= Task (teaching style) =

The Task teaching style is an option available to students under Student-Directed Teaching, a progressive teaching technology that aims to give students a greater sense of ownership in their education.

This teaching style is "for those students who require formal instruction and yet are capable of making some choice as to the appropriate practice for them to master the objective." This formal instruction happens at the same time as the Command of students.
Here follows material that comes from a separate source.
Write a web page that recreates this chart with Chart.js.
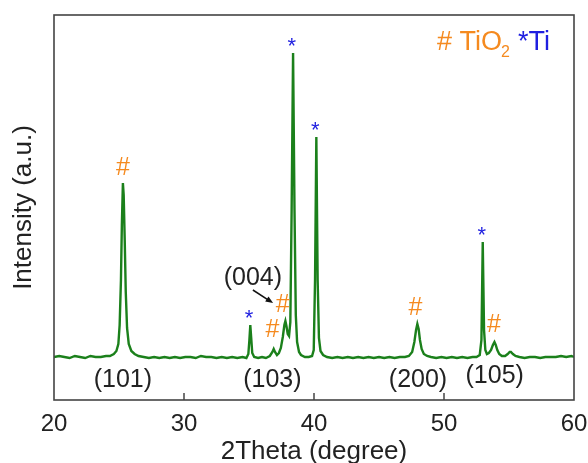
<!DOCTYPE html>
<html>
<head>
<meta charset="utf-8">
<script src="https://cdn.jsdelivr.net/npm/chart.js@4.4.1/dist/chart.umd.min.js"></script>
<style>
  html, body { margin: 0; padding: 0; background: #fff; }
  #wrap { width: 588px; height: 463px; }
</style>
</head>
<body>
<div id="wrap"><canvas id="xrd" width="588" height="463"></canvas></div>
<script>
// XRD pattern: [2theta, intensity (a.u.)]
const xrdPattern = [
  [20.0, 43], [20.4, 44], [20.8, 43], [21.2, 42], [21.6, 44], [22.0, 43], [22.4, 42], [22.8, 44],
  [23.2, 43], [23.6, 43], [24.0, 44], [24.3, 44], [24.6, 46], [24.8, 49], [24.95, 56], [25.05, 75],
  [25.15, 120], [25.22, 175], [25.3, 217], [25.36, 205], [25.44, 160], [25.52, 108], [25.62, 72],
  [25.75, 56], [25.95, 49], [26.2, 46], [26.5, 44], [26.9, 43], [27.3, 42], [27.7, 43], [28.1, 42],
  [28.5, 43], [28.9, 42], [29.3, 43], [29.7, 42], [30.1, 43], [30.5, 43], [30.9, 42], [31.3, 44],
  [31.7, 43], [32.1, 43], [32.5, 42], [32.9, 43], [33.3, 42], [33.7, 43], [34.1, 42], [34.5, 43],
  [34.8, 42], [34.95, 46], [35.03, 60], [35.1, 75], [35.17, 62], [35.25, 47], [35.4, 43], [35.7, 42],
  [36.0, 43], [36.3, 42], [36.6, 44], [36.8, 48], [36.9, 51], [37.0, 48], [37.15, 45], [37.3, 47],
  [37.45, 52], [37.6, 63], [37.72, 75], [37.8, 79], [37.88, 74], [37.98, 66], [38.08, 64], [38.18, 78],
  [38.28, 190], [38.39, 347], [38.5, 190], [38.6, 85], [38.7, 58],
  [38.85, 48], [39.0, 45], [39.3, 43], [39.6, 43], [39.85, 44], [39.98, 50], [40.08, 120],
  [40.18, 263], [40.28, 120], [40.38, 62], [40.5, 49], [40.7, 45], [41.0, 43], [41.4, 42],
  [41.8, 43], [42.2, 42], [42.6, 43], [43.0, 42], [43.4, 43], [43.8, 42], [44.2, 43], [44.6, 42],
  [45.0, 43], [45.4, 42], [45.8, 43], [46.2, 42], [46.6, 43], [47.0, 43], [47.3, 44], [47.55, 48],
  [47.72, 58], [47.85, 70], [47.95, 76], [48.05, 71], [48.15, 60], [48.28, 51], [48.45, 46], [48.7, 44],
  [49.0, 43], [49.4, 42], [49.8, 43], [50.2, 42], [50.6, 43], [51.0, 42], [51.4, 43], [51.8, 42],
  [52.2, 43], [52.5, 43], [52.75, 45], [52.88, 60], [52.98, 158], [53.08, 70],
  [53.18, 50], [53.3, 46], [53.45, 47], [53.62, 50], [53.76, 55], [53.88, 58],
  [53.98, 55], [54.1, 50], [54.25, 46], [54.45, 44], [54.7, 44], [54.9, 46], [55.05, 48], [55.15, 48],
  [55.3, 46], [55.5, 44], [55.8, 43], [56.2, 42], [56.6, 43], [57.0, 43], [57.4, 42], [57.8, 43],
  [58.2, 43], [58.6, 43], [59.0, 44], [59.4, 43], [59.8, 44], [60.0, 43]
];

const xTicks = [20, 30, 40, 50, 60];

// peak markers: # = TiO2, * = Ti  (x in degrees, y in intensity units)
const tio2Marks = [[25.3, 232], [36.8, 70], [37.6, 95], [47.8, 92], [53.85, 75]];
const tiMarks = [[35.0, 81], [38.3, 353], [40.1, 269], [52.9, 164]];

// Miller indices under the peaks
const hklLabels = [
  ["(101)", 25.3, 20], ["(103)", 36.8, 20], ["(200)", 48.0, 20], ["(105)", 53.9, 24], ["(004)", 35.3, 122]
];
const arrow004 = [[35.3, 110], [36.85, 97]];

const ORANGE = "#f58a1f";
const BLUE = "#1f1fe0";
const GREEN = "#1b801b";
const FONT = "Arial, 'Liberation Sans', sans-serif";

const annotate = {
  id: "annotate",
  afterDatasetsDraw(chart) {
    const { ctx, chartArea: a, scales: { x, y } } = chart;
    ctx.save();

    // inward ticks
    ctx.strokeStyle = "#444";
    ctx.lineWidth = 1.5;
    xTicks.slice(1, -1).forEach(t => {
      const px = x.getPixelForValue(t);
      ctx.beginPath();
      ctx.moveTo(px, a.bottom);
      ctx.lineTo(px, a.bottom - 7);
      ctx.stroke();
    });

    ctx.textAlign = "center";
    ctx.textBaseline = "middle";

    ctx.fillStyle = ORANGE;
    ctx.font = "25px " + FONT;
    tio2Marks.forEach(([vx, vy]) => ctx.fillText("#", x.getPixelForValue(vx), y.getPixelForValue(vy)));

    ctx.fillStyle = BLUE;
    ctx.font = "22px " + FONT;
    tiMarks.forEach(([vx, vy]) => ctx.fillText("*", x.getPixelForValue(vx), y.getPixelForValue(vy)));

    ctx.fillStyle = "#222";
    ctx.font = "25px " + FONT;
    hklLabels.forEach(([txt, vx, vy]) => ctx.fillText(txt, x.getPixelForValue(vx), y.getPixelForValue(vy)));

    // arrow for (004)
    const x0 = x.getPixelForValue(arrow004[0][0]), y0 = y.getPixelForValue(arrow004[0][1]);
    const x1 = x.getPixelForValue(arrow004[1][0]), y1 = y.getPixelForValue(arrow004[1][1]);
    const ang = Math.atan2(y1 - y0, x1 - x0);
    ctx.strokeStyle = "#111";
    ctx.fillStyle = "#111";
    ctx.lineWidth = 1.5;
    ctx.beginPath();
    ctx.moveTo(x0, y0);
    ctx.lineTo(x1 - 5 * Math.cos(ang), y1 - 5 * Math.sin(ang));
    ctx.stroke();
    ctx.beginPath();
    ctx.moveTo(x1, y1);
    ctx.lineTo(x1 - 8 * Math.cos(ang - 0.4), y1 - 8 * Math.sin(ang - 0.4));
    ctx.lineTo(x1 - 8 * Math.cos(ang + 0.4), y1 - 8 * Math.sin(ang + 0.4));
    ctx.closePath();
    ctx.fill();

    // legend "# TiO2 *Ti"
    ctx.textAlign = "left";
    ctx.textBaseline = "alphabetic";
    let lx = a.right - 137;
    const ly = a.top + 35;
    ctx.font = "27px " + FONT;
    ctx.fillStyle = ORANGE;
    ctx.fillText("# TiO", lx, ly);
    lx += ctx.measureText("# TiO").width;
    ctx.font = "16px " + FONT;
    ctx.fillText("2", lx - 1, ly + 7);
    lx += ctx.measureText("2").width + 7;
    ctx.font = "27px " + FONT;
    ctx.fillStyle = BLUE;
    ctx.fillText("*Ti", lx, ly);

    // frame
    ctx.strokeStyle = "#444";
    ctx.lineWidth = 1.6;
    ctx.strokeRect(a.left, a.top, a.right - a.left, a.bottom - a.top);
    ctx.restore();
  }
};

new Chart(document.getElementById("xrd"), {
  type: "line",
  data: {
    datasets: [{
      data: xrdPattern.map(p => ({ x: p[0], y: p[1] })),
      borderColor: GREEN,
      borderWidth: 2.4,
      pointRadius: 0,
      tension: 0
    }]
  },
  options: {
    responsive: false,
    animation: false,
    layout: { padding: { top: 15, right: 14, bottom: -4, left: 8 } },
    plugins: { legend: { display: false }, tooltip: { enabled: false } },
    scales: {
      x: {
        type: "linear",
        min: 20,
        max: 60,
        afterBuildTicks: s => { s.ticks = xTicks.map(v => ({ value: v })); },
        afterFit: s => { s.height = 67; s.paddingLeft = 0; s.paddingRight = 0; },
        grid: { display: false, drawTicks: false },
        border: { display: false },
        ticks: { color: "#222", padding: 10, font: { family: FONT, size: 24 }, maxRotation: 0 },
        title: { display: true, text: "2Theta (degree)", color: "#222", padding: 0, font: { family: FONT, size: 26 } }
      },
      y: {
        min: 0,
        max: 385,
        afterFit: s => { s.width = 46; },
        grid: { display: false, drawTicks: false },
        border: { display: false },
        ticks: { display: false },
        title: { display: true, text: "Intensity (a.u.)", color: "#222", padding: 0, font: { family: FONT, size: 26 } }
      }
    }
  },
  plugins: [annotate]
});
</script>
</body>
</html>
Under Task, the teacher will:

- Provide a unit plan consisting of the objectives for several days, written in a language that students can understand
- Provide formal instruction
- Limit formal instruction to 25% of the time
- Provide an instruction area
- Assign an appropriate amount of choice in practice related to the instruction
- Provide a checking station with answer keys
- Use good questioning techniques and negotiation to help steer the students to become more independent
- Spend approximately 60% of the total class time with the students whose choice was Task (remember, Command and Task are together for formal instruction)
- Provide perception checks and final tests as indicated in the unit plan
- Provide a second evaluative activity if required by an individual student

The student will:

- Listen to the instructions
- Consider what they know and what they don't know when selecting the amount and type of practice
- Declare the mark expected on each perception check
- Do more than one perception check if the declared mark is not reached within the flexibility factor

Assignments for students choosing the Task style might look something like this:

On page 159, there are some practice questions. Do any 3 of the first 5, any 2 of the following 5, and any 4 of the next 10.